# START OF STORED DATA

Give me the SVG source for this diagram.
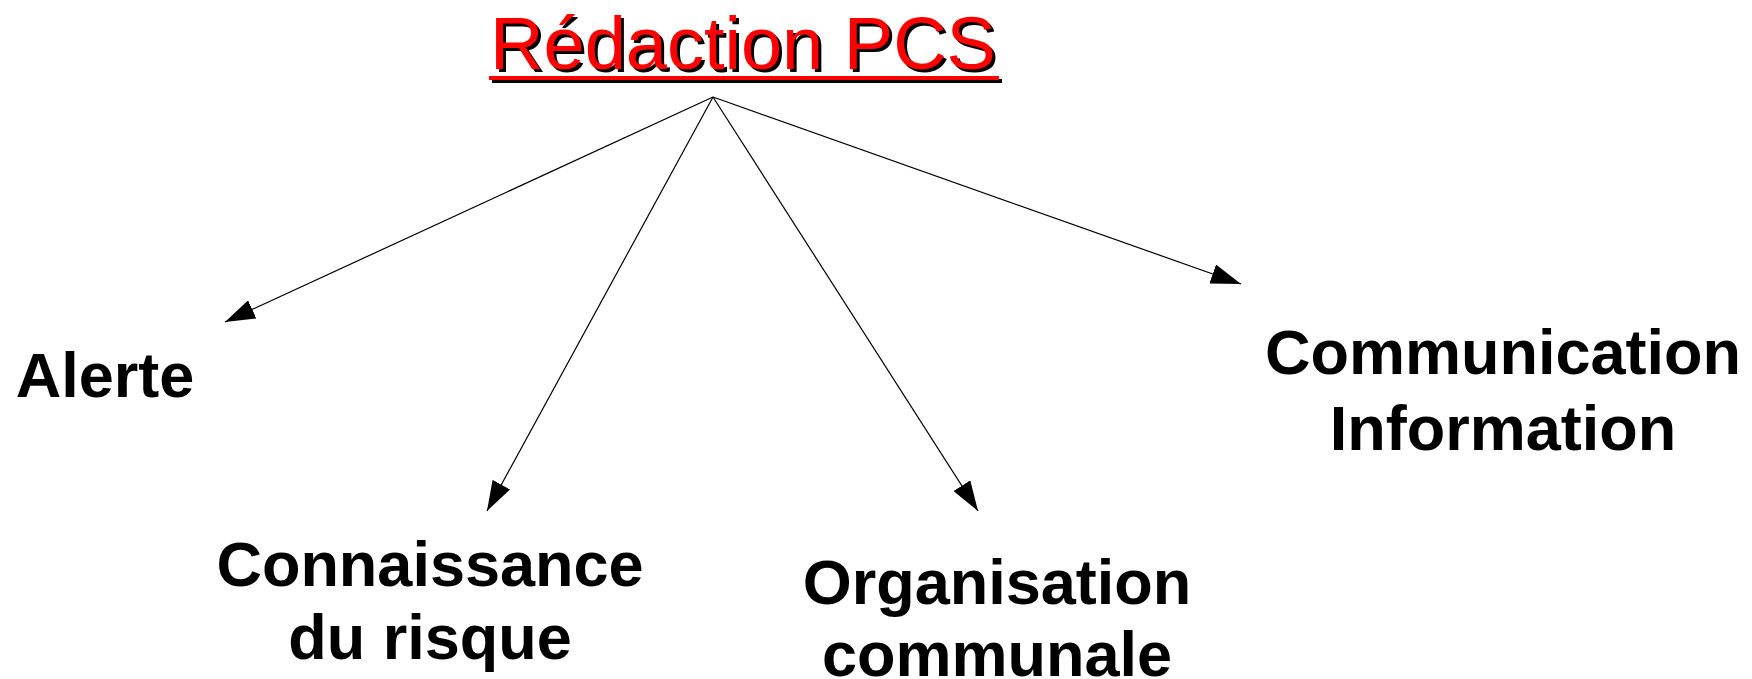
<svg xmlns="http://www.w3.org/2000/svg" width="1752" height="679" viewBox="0 0 1752 679">
<style>
.lbl{font-family:"Liberation Sans",Arial,sans-serif;font-weight:bold;font-size:63px;fill:#000;text-anchor:middle}
.ttl{font-family:"Liberation Sans",Arial,sans-serif;font-size:74px;text-anchor:middle}
.conn{stroke:#000;stroke-width:1.2;fill:none;marker-end:url(#ah)}
</style>
<defs>
<marker id="ah" markerUnits="userSpaceOnUse" markerWidth="30" markerHeight="20" refX="30" refY="10" orient="auto">
<path d="M0,0 L30,10 L0,20 Z" fill="#000"/>
</marker>
</defs>
<rect width="1752" height="679" fill="#fff"/>
<g id="title">
<text class="ttl" x="746" y="72" fill="#000">Rédaction PCS</text>
<rect x="492" y="79" width="510" height="4" fill="#000"/>
<text class="ttl" x="743" y="69" fill="#ff0000">Rédaction PCS</text>
<rect x="489" y="76" width="510" height="4" fill="#ff0000"/>
</g>
<g id="connectors">
<line class="conn" x1="713" y1="97" x2="225" y2="322"/>
<line class="conn" x1="713" y1="97" x2="487" y2="511"/>
<line class="conn" x1="713" y1="97" x2="978" y2="511"/>
<line class="conn" x1="713" y1="97" x2="1241" y2="284"/>
</g>
<g id="alerte"><text class="lbl" x="105" y="397">Alerte</text></g>
<g id="connaissance"><text class="lbl" x="430" y="586">Connaissance</text><text class="lbl" x="430" y="659">du risque</text></g>
<g id="organisation"><text class="lbl" x="997" y="604">Organisation</text><text class="lbl" x="997" y="676">communale</text></g>
<g id="communication"><text class="lbl" x="1503" y="374">Communication</text><text class="lbl" x="1503" y="450">Information</text></g>
</svg>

# END OF STORED DATA

Write out the whole listing exactly, and drop the pictures.

Give me the SVG source for this diagram.
<svg xmlns="http://www.w3.org/2000/svg" width="1752" height="679" viewBox="0 0 1752 679">
<style>
.lbl{font-family:"Liberation Sans",Arial,sans-serif;font-weight:bold;font-size:63px;fill:#000;text-anchor:middle}
.ttl{font-family:"Liberation Sans",Arial,sans-serif;font-size:74px;text-anchor:middle}
.conn{stroke:#000;stroke-width:1.2;fill:none;marker-end:url(#ah)}
</style>
<defs>
<marker id="ah" markerUnits="userSpaceOnUse" markerWidth="30" markerHeight="20" refX="30" refY="10" orient="auto">
<path d="M0,0 L30,10 L0,20 Z" fill="#000"/>
</marker>
</defs>
<rect width="1752" height="679" fill="#fff"/>
<g id="title">
<text class="ttl" x="746" y="72" fill="#000">Rédaction PCS</text>
<rect x="492" y="79" width="510" height="4" fill="#000"/>
<text class="ttl" x="743" y="69" fill="#ff0000">Rédaction PCS</text>
<rect x="489" y="76" width="510" height="4" fill="#ff0000"/>
</g>
<g id="connectors">
<line class="conn" x1="713" y1="97" x2="225" y2="322"/>
<line class="conn" x1="713" y1="97" x2="487" y2="511"/>
<line class="conn" x1="713" y1="97" x2="978" y2="511"/>
<line class="conn" x1="713" y1="97" x2="1241" y2="284"/>
</g>
<g id="alerte"><text class="lbl" x="105" y="397">Alerte</text></g>
<g id="connaissance"><text class="lbl" x="430" y="586">Connaissance</text><text class="lbl" x="430" y="659">du risque</text></g>
<g id="organisation"><text class="lbl" x="997" y="604">Organisation</text><text class="lbl" x="997" y="676">communale</text></g>
<g id="communication"><text class="lbl" x="1503" y="374">Communication</text><text class="lbl" x="1503" y="450">Information</text></g>
</svg>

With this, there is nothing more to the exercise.